Debra: I think you're doing the eulogy, Ray. [Frank nods]

Quote from Marie

Marie: [enters] Oh, this is terrible. It's awful. I just found out that my sister is coming to the funeral.
Debra: Aunt Alda's coming all the way from Canada?
Marie: Uh-huh.
Ray: Oh, that's great if you like Aunt Alda. Who does?
Marie: Go ahead, have your fun. That woman broke my heart.
Frank: Not this again.
Marie: She never even sent Raymond a wedding present.
Ray: Well, that's 'cause she was upset 'cause you put her at a bad table at the reception.
Debra: Aunt Alda did kind of ruin the wedding.
Frank: It was seven years ago, and you're still not talking.
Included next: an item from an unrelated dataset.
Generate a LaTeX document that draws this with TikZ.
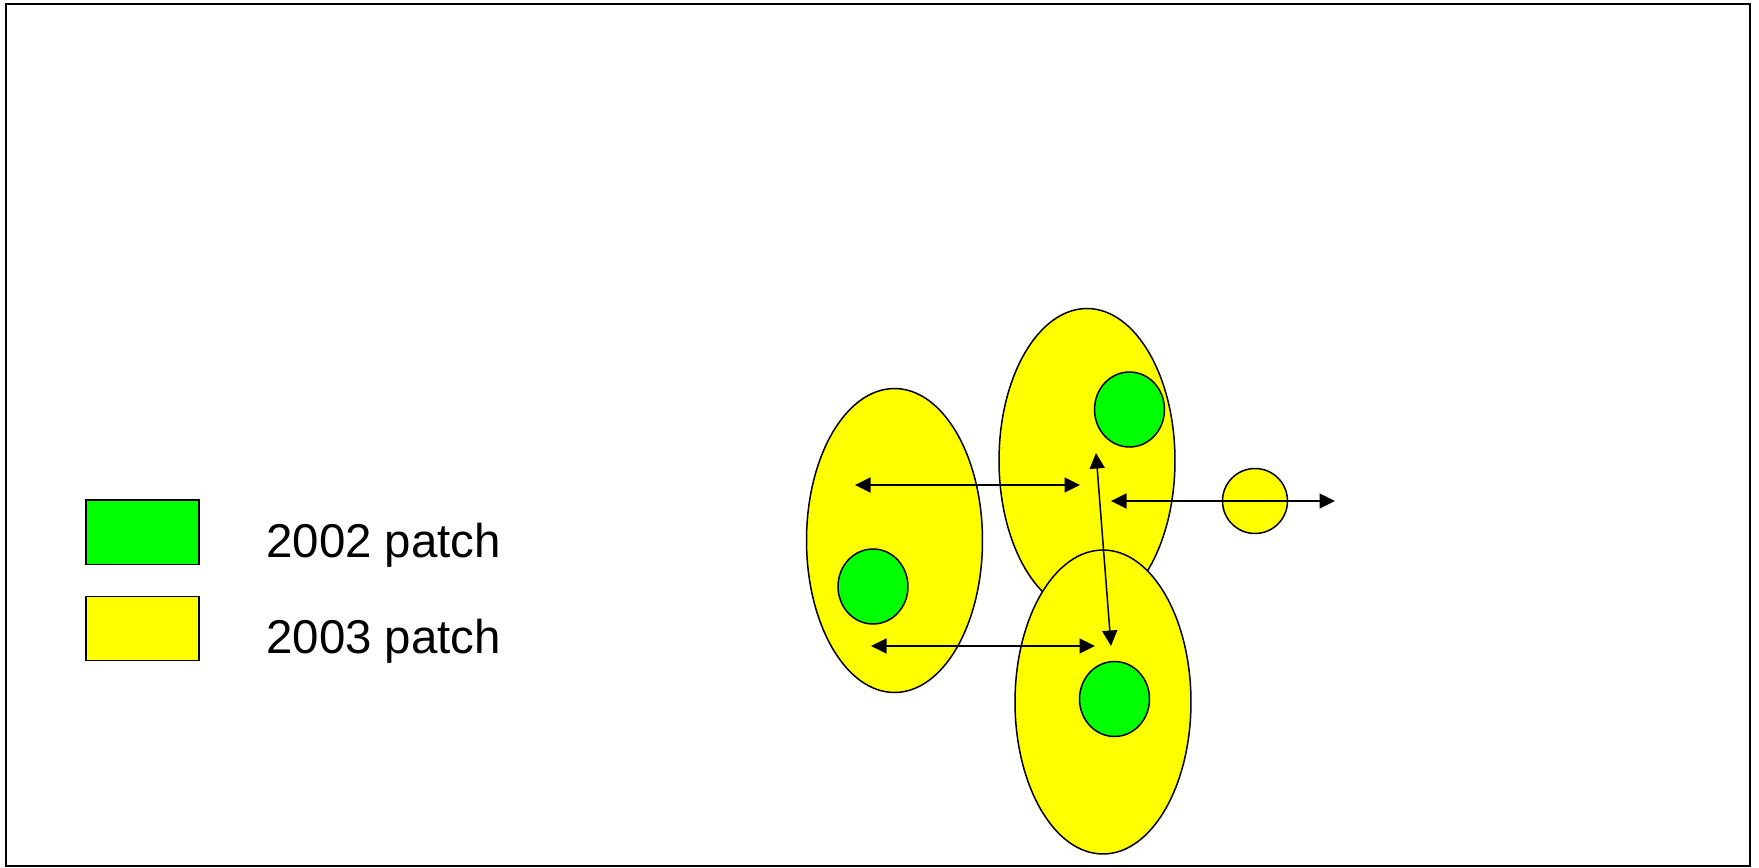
\documentclass[tikz,border=0pt]{standalone}
\usepackage{fontspec}
\setmainfont{Liberation Sans}
\usetikzlibrary{shapes.geometric,arrows.meta}
\definecolor{patchgreen}{RGB}{0,255,0}
\definecolor{patchyellow}{RGB}{255,255,0}
\begin{document}
\begin{tikzpicture}[x=0.02cm,y=-0.02cm,
    patch/.style={ellipse, draw=black, line width=0.85pt, inner sep=0pt},
    newpatch/.style={patch, fill=patchyellow, minimum width=3.52cm, minimum height=6.08cm},
    oldpatch/.style={patch, fill=patchgreen, minimum width=1.4cm, minimum height=1.5cm},
    key/.style={rectangle, draw=black, line width=0.85pt, minimum width=2.26cm, minimum height=1.29cm},
    label/.style={anchor=base west, inner sep=0pt, font=\fontsize{27}{32}\selectfont},
    link/.style={line width=0.85pt, {Triangle[length=0.31cm,width=0.3cm]}-{Triangle[length=0.31cm,width=0.3cm]}}]
  \useasboundingbox (0,0) rectangle (1759,868);
  \draw[line width=1.1pt] (6,4) rectangle (1750,866);

  % legend
  \node[key, fill=patchgreen] (key02) at (142.5,532.3) {};
  \node[key, fill=patchyellow] (key03) at (142.5,628.5) {};
  \node[label] (lab02) at (266,557) {2002 patch};
  \node[label] (lab03) at (266,653) {2003 patch};

  % patches
  \node[newpatch] (left) at (894.5,540.5) {};
  \node[newpatch] (top) at (1087,460.5) {};
  \node[newpatch] (bottom) at (1103,702) {};
  \node[patch, fill=patchyellow, minimum size=1.3cm] (small) at (1255,501) {};
  \node[oldpatch] (gtop) at (1129.5,409.5) {};
  \node[oldpatch] (gleft) at (873,586.5) {};
  \node[oldpatch] (gbottom) at (1114.5,699) {};

  % moves
  \coordinate (a1) at (855,485);
  \coordinate (b1) at (1080,485);
  \coordinate (a2) at (871,646);
  \coordinate (b2) at (1095,646);
  \coordinate (a3) at (1096,453);
  \coordinate (b3) at (1111,646);
  \coordinate (a4) at (1111,501);
  \coordinate (b4) at (1335,501);
  \draw[link] (a1) -- (b1);
  \draw[link] (a2) -- (b2);
  \draw[link] (a3) -- (b3);
  \draw[link] (a4) -- (b4);
\end{tikzpicture}
\end{document}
I hate this story.
Marie: What am I supposed to do, huh? Our cousin Teresa has cataracts, so she's got to sit up front. Then she shows up with her daughter, Stacy, the 300-pound nutritionist. That's another two seats.

Quote from Frank

Frank: Can Hitler have a juice box?
Debra: Yeah, I'll get it.

Quote from Ray

Ray: Gus. Gus. Gus. Gus. Gus...
Debra: Hi, how's the eulogy going?
Ray: Oh, I wish I were Gus. I can't do it. You know, you should do this. No, you were in PR. You are good at bull... PR.

Quote from Ray

Ray: Is this Gus?
Marie: Yeah.
Ray: He's good looking. Guys can say that now.

Quote from Ray

Marie: Do you know what Alda used to do to me? She'd read my diary. She'd put my dolls in odd poses. She'd wear my clothes. She'd steal my boyfriends.
Ray: Yeah? What kind of poses?
Marie: Do you know what it's like to grow up with someone who's bossy, demanding, and unreasonable?
Ray: No. No.
Marie: What's that supposed to mean?
Ray: That's a joke, Ma. I'm making a joke.
Marie: Yeah, very funny stuff.

Quote from Ray

Marie: I thought you understood.
Ray: Well, Ma, I'm trying. Look, you're sisters. Family should talk.
Marie: Like you and Robert?
Ray: We talk. A lot of that just goes unspoken.